LA PAROLA

Refuso

Dal latino refusus, participio passato del verbo refundĕre (riversare), la parola refuso definisce, nel gergo tipografico e giornalistico un «errore di composizione o di stampa prodotto dallo scambio o dallo spostamento di una o due lettere, o segni, causato spesso da errata collocazione dei caratteri nella cassa (per quanto riguarda la composizione a mano), o da errore del tastierista o da difetto meccanico (nella composizione a linotype o a monotype). In senso lato, errore tipografico o anche di fotocomposizione» (Treccani).

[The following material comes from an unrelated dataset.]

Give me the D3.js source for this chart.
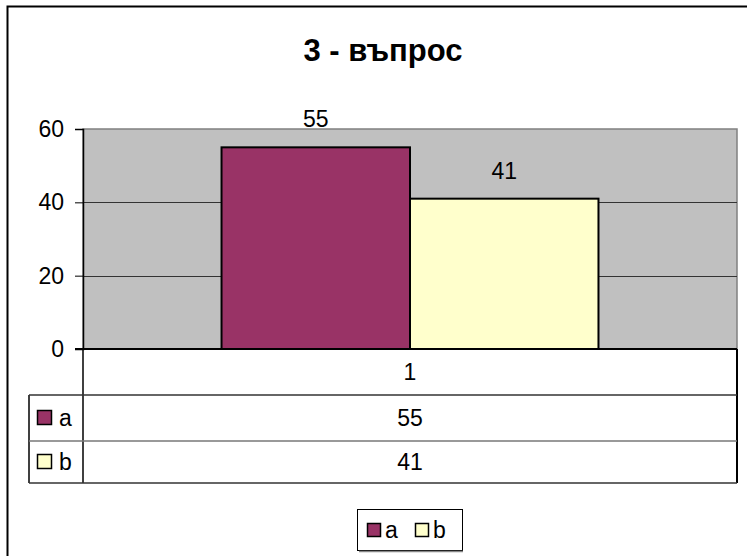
<!DOCTYPE html>
<meta charset="utf-8">
<style>
html, body {
    margin: 0;
    padding: 0;
    background: white;
}
svg {
    display: block;
    font-family: "Liberation Sans", Arial, sans-serif;
}
.tick-label, .cell, .data-label {
    font-size: 23px;
    fill: #000;
}
</style>
<body>
<script src="https://cdn.jsdelivr.net/npm/d3@7/dist/d3.min.js"></script>
<script>

var width = 747,
    height = 556;

// chart data
var title = "3 - въпрос";
var categories = ["1"];
var seriesNames = ["a", "b"];
var seriesValues = [[55], [41]];
var seriesColors = ["#993366", "#FFFFCC"];
var yTicks = [0, 20, 40, 60];

var plot = {left: 83, right: 737, top: 129, bottom: 349};
var table = {left: 29, rows: [349, 395, 441, 483]};
var gapWidth = 1.47;

var svg = d3.select("body").append("svg")
    .attr("width", width)
    .attr("height", height);

// outer chart border (runs off the bottom/right of the picture)
svg.append("rect")
    .attr("x", 7.5)
    .attr("y", 6.5)
    .attr("width", width + 20)
    .attr("height", height + 20)
    .attr("fill", "white")
    .attr("stroke", "#000")
    .attr("stroke-width", 2);

svg.append("text")
    .attr("x", 383)
    .attr("y", 61)
    .attr("text-anchor", "middle")
    .attr("font-size", "31px")
    .attr("font-weight", "bold")
    .text(title);

var y = d3.scaleLinear()
    .domain([0, 60])
    .range([plot.bottom, plot.top]);

var x = d3.scaleBand()
    .domain(categories)
    .range([plot.left, plot.right]);

var barW = x.bandwidth() / (seriesNames.length + gapWidth);
var xs = d3.scaleBand()
    .domain(seriesNames)
    .range([barW * gapWidth / 2, barW * gapWidth / 2 + barW * seriesNames.length]);

// plot area
svg.append("rect")
    .attr("x", plot.left)
    .attr("y", plot.top)
    .attr("width", plot.right - plot.left)
    .attr("height", plot.bottom - plot.top)
    .attr("fill", "#C0C0C0")
    .attr("stroke", "#808080")
    .attr("stroke-width", 1.5);

svg.append("g")
    .selectAll("line")
    .data(yTicks.filter(d => d > 0 && d < 60))
    .enter().append("line")
    .attr("x1", plot.left)
    .attr("x2", plot.right)
    .attr("y1", d => Math.round(y(d)) + 0.5)
    .attr("y2", d => Math.round(y(d)) + 0.5)
    .attr("stroke", "#333");

// y axis
var yAxis = d3.axisLeft(y)
    .tickValues(yTicks)
    .tickSize(8)
    .tickPadding(11);

var ya = svg.append("g")
    .attr("transform", "translate(" + plot.left + ",0)")
    .call(yAxis);
ya.select(".domain").attr("stroke", "#000").attr("stroke-width", 1.5);
ya.selectAll(".tick line").attr("stroke", "#000");
ya.selectAll(".tick text")
    .attr("class", "tick-label")
    .attr("font-family", null)
    .attr("font-size", null);

// bars
seriesNames.forEach(function(s, i) {
    var g = svg.append("g");
    g.selectAll("rect")
        .data(seriesValues[i])
        .enter().append("rect")
        .attr("x", (d, j) => x(categories[j]) + xs(s))
        .attr("y", d => y(d))
        .attr("width", xs.bandwidth())
        .attr("height", d => y(0) - y(d))
        .attr("fill", seriesColors[i])
        .attr("stroke", "#000")
        .attr("stroke-width", 2);
    g.selectAll("text")
        .data(seriesValues[i])
        .enter().append("text")
        .attr("class", "data-label")
        .attr("x", (d, j) => x(categories[j]) + xs(s) + xs.bandwidth() / 2)
        .attr("y", d => y(d) - 20)
        .attr("text-anchor", "middle")
        .text(d => d);
});

// zero line
svg.append("line")
    .attr("x1", plot.left - 8)
    .attr("x2", plot.right)
    .attr("y1", y(0))
    .attr("y2", y(0))
    .attr("stroke", "#000")
    .attr("stroke-width", 2);

// data table
var rows = table.rows;
var tg = svg.append("g");
tg.append("line")
    .attr("x1", plot.left).attr("x2", plot.left)
    .attr("y1", rows[0]).attr("y2", rows[3])
    .attr("stroke", "#000").attr("stroke-width", 1.5);
tg.append("line")
    .attr("x1", plot.right).attr("x2", plot.right)
    .attr("y1", rows[0]).attr("y2", rows[3])
    .attr("stroke", "#000").attr("stroke-width", 2);
tg.append("line")
    .attr("x1", table.left).attr("x2", table.left)
    .attr("y1", rows[1]).attr("y2", rows[3])
    .attr("stroke", "#000").attr("stroke-width", 1.5);
tg.append("line")
    .attr("x1", table.left).attr("x2", plot.right)
    .attr("y1", rows[1]).attr("y2", rows[1])
    .attr("stroke", "#333").attr("stroke-width", 1.5);
tg.append("line")
    .attr("x1", table.left).attr("x2", plot.right)
    .attr("y1", rows[2]).attr("y2", rows[2])
    .attr("stroke", "#777").attr("stroke-width", 1.5);
tg.append("line")
    .attr("x1", table.left).attr("x2", plot.right)
    .attr("y1", rows[3]).attr("y2", rows[3])
    .attr("stroke", "#333").attr("stroke-width", 1.5);

tg.selectAll("text.cat")
    .data(categories)
    .enter().append("text")
    .attr("class", "cell")
    .attr("x", d => x(d) + x.bandwidth() / 2)
    .attr("y", (rows[0] + rows[1]) / 2 + 8)
    .attr("text-anchor", "middle")
    .text(d => d);

seriesNames.forEach(function(s, i) {
    var mid = (rows[i + 1] + rows[i + 2]) / 2;
    tg.append("rect")
        .attr("x", 37.5)
        .attr("y", mid - 7.5)
        .attr("width", 14)
        .attr("height", 14)
        .attr("fill", seriesColors[i])
        .attr("stroke", "#000")
        .attr("stroke-width", 1.5);
    tg.append("text")
        .attr("class", "cell")
        .attr("x", 59)
        .attr("y", mid + 8)
        .text(s);
    tg.selectAll("text.v" + i)
        .data(seriesValues[i])
        .enter().append("text")
        .attr("class", "cell")
        .attr("x", (d, j) => x(categories[j]) + x.bandwidth() / 2)
        .attr("y", mid + 8)
        .attr("text-anchor", "middle")
        .text(d => d);
});

// legend
var lg = svg.append("g").attr("transform", "translate(357,509)");
lg.append("rect")
    .attr("x", 0.5).attr("y", 0.5)
    .attr("width", 105).attr("height", 41)
    .attr("fill", "white")
    .attr("stroke", "#000")
    .attr("stroke-width", 1);
lg.append("line")
    .attr("x1", 2).attr("x2", 106)
    .attr("y1", 42.5).attr("y2", 42.5)
    .attr("stroke", "#888").attr("stroke-width", 1.5);
var item = lg.selectAll("g.item")
    .data(seriesNames)
    .enter().append("g")
    .attr("transform", (d, i) => "translate(" + (10 + i * 48) + ",0)");
item.append("rect")
    .attr("x", 0.5).attr("y", 14.5)
    .attr("width", 13).attr("height", 13)
    .attr("fill", (d, i) => seriesColors[i])
    .attr("stroke", "#000")
    .attr("stroke-width", 1.5);
item.append("text")
    .attr("class", "cell")
    .attr("x", 18)
    .attr("y", 29)
    .text(d => d);

</script>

Il refuso più classico è quello che inverte la posizione delle lettere, dovuto allo scambio della posizione delle dita o al fatto che una mano è più veloce dell’altra. Oppure all’aggiunta o all’omissione di consonanti. Alcuni esempi: firma al posto di forma, compresse al posto di comprese, coniglio al posto di consiglio, vaso e caso, ecc. Spesso il refuso produce un doppio senso involontario che sfugge all’autore e al povero correttore di bozze. Quando va proprio tutto storto, finisce in prima pagina e nella civetta, oppure nelle pagine di un romanzo.

Ci sono titoli di giornali celebri ed esemplari: uno tra tutti, su un noto quotidiano nazionale, che nella cronaca di Reggio Calabria, titolò «Rapina un portavalori e si dà alla figa con un complice»…la I e la U, si sa, nella tastiera sono una accanto all’altra.

Gli esempi sono molteplici, Ma non c’è da farsene un cruccio, perché, come si dice, «chi ferra, inchioda» e faccia un passo avanti chi non è mai stato involontario autore di esilaranti refusi.

Oggi, la parola è diventata sinonimo di errore di battitura, ma anche di distrazione, nella stesura di un testo. In pratica, il vecchio “errore di ortografia”, che ai tempi del matitone rosso-blu, maestri e professori di italiano segnavano con una riga blu, appunto. A seconda della gravità, comportava che il voto venisse abbassato anche di un punto: il verbo avere senza la mutina, la Z al posto della S (errore tipicamente toscano), la vocale I dopo la C e la G nei plurali (messa o omessa).

Da non confondere con gli “errori di grammatica” e “di sintassi”, assai più gravi, che strapazzavano e ancora strapazzano la nostra bella lingua. A proposito, una prece per la scomparsa del congiuntivo.